Red: Well, we haven't been socked with snow yet!

E: It's a nice time of year in the garden!

Sharon: Yeah, it's a successful poem in that it definitely carries the feeling of fall. Re. Jonah, it does sound like he's speaking a germ of truth, shrouded though it may be in questionable political perspectives. :)

Ellen: We do have other colors in other locations, and you're right, they change with the seasons. For some reason the area by the back door is particularly thick with pink and purple.

Robin: You should! I would love to see some pictures of your garden!

Bug: Orange flowers are actually some of my favorites. There just aren't that many of them. Someone told me insects respond best to pink and purple, which is why so many flowers carry those colors.

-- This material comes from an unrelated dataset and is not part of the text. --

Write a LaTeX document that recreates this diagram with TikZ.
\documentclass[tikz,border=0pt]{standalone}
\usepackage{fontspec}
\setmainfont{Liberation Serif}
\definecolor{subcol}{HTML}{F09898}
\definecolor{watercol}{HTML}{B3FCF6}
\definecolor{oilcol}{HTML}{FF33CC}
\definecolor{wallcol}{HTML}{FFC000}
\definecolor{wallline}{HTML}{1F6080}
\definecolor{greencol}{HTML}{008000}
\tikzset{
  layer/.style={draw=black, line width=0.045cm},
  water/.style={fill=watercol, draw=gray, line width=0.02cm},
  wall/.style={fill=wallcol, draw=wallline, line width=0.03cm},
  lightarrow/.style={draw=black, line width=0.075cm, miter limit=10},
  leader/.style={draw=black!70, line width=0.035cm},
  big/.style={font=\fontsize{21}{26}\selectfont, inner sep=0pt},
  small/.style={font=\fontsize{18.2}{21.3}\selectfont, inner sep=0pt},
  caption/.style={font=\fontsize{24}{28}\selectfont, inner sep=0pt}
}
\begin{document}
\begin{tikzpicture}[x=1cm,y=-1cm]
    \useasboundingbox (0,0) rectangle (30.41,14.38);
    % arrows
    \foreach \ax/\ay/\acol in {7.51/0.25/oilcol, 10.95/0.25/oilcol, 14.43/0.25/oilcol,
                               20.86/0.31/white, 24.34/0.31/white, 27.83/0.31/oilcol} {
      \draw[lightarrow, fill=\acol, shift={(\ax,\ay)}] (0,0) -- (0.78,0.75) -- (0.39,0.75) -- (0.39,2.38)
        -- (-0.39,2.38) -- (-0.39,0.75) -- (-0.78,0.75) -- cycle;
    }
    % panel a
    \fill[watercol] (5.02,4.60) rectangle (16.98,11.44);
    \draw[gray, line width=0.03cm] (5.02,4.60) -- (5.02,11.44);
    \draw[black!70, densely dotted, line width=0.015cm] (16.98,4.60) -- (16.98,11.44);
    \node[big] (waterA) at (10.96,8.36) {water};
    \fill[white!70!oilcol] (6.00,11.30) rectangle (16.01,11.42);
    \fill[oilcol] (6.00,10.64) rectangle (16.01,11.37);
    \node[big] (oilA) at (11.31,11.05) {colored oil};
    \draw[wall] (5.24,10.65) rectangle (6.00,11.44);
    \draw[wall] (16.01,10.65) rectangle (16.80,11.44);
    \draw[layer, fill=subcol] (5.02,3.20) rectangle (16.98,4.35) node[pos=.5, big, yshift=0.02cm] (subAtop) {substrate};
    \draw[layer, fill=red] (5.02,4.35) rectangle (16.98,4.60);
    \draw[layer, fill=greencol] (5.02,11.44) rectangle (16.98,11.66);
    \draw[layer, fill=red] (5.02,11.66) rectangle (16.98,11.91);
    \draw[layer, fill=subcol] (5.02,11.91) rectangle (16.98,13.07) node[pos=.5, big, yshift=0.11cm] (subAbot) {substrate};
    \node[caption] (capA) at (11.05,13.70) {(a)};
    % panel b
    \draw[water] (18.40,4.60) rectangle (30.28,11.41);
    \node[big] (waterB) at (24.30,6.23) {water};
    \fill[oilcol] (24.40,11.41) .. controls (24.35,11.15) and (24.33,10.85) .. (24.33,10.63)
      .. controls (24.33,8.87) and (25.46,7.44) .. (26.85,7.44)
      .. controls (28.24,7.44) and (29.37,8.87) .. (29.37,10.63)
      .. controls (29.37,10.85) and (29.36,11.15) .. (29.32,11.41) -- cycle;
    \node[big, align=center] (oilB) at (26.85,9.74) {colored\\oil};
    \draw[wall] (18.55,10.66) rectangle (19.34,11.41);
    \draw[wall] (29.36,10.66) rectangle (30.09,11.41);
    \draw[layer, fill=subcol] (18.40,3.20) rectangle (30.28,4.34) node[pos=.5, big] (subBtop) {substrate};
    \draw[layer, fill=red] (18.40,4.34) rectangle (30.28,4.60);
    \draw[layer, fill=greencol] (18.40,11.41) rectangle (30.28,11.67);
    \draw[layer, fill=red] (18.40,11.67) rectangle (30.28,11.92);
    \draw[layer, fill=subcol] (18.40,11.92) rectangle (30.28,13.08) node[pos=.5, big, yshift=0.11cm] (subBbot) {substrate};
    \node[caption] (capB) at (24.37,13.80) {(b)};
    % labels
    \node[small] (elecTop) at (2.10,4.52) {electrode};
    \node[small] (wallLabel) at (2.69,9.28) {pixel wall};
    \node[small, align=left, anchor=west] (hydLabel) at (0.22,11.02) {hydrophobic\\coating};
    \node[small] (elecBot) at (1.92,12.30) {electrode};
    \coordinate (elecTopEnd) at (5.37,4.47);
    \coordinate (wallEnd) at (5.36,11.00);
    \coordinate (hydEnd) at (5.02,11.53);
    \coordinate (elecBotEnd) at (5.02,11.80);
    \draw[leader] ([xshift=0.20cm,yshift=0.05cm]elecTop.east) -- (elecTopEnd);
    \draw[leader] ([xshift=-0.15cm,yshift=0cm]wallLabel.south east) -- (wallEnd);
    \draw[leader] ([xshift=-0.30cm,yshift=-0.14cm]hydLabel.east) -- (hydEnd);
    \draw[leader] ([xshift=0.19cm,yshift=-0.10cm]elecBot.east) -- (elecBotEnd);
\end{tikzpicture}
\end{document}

Colette: Florida weeds grow fast! Do you have some mulch down, at least? That will help.

Peace Thyme: Me too! October is one of my favorite times of year.

Jenny-O: Except you could just say "I've never been to a fjord" and leave it at that. Ha!

Tara: That was the image that struck me as well. It seems so homey, hanging up the tools and going inside.

Sabine said...

And now you should travel to a real live fjord. Like Killary Harbour in the west of Ireland. Gorgeous.

Sabine said...

And now you should travel to a real live fjord. Like Killary Harbour in the west of Ireland. Gorgeous.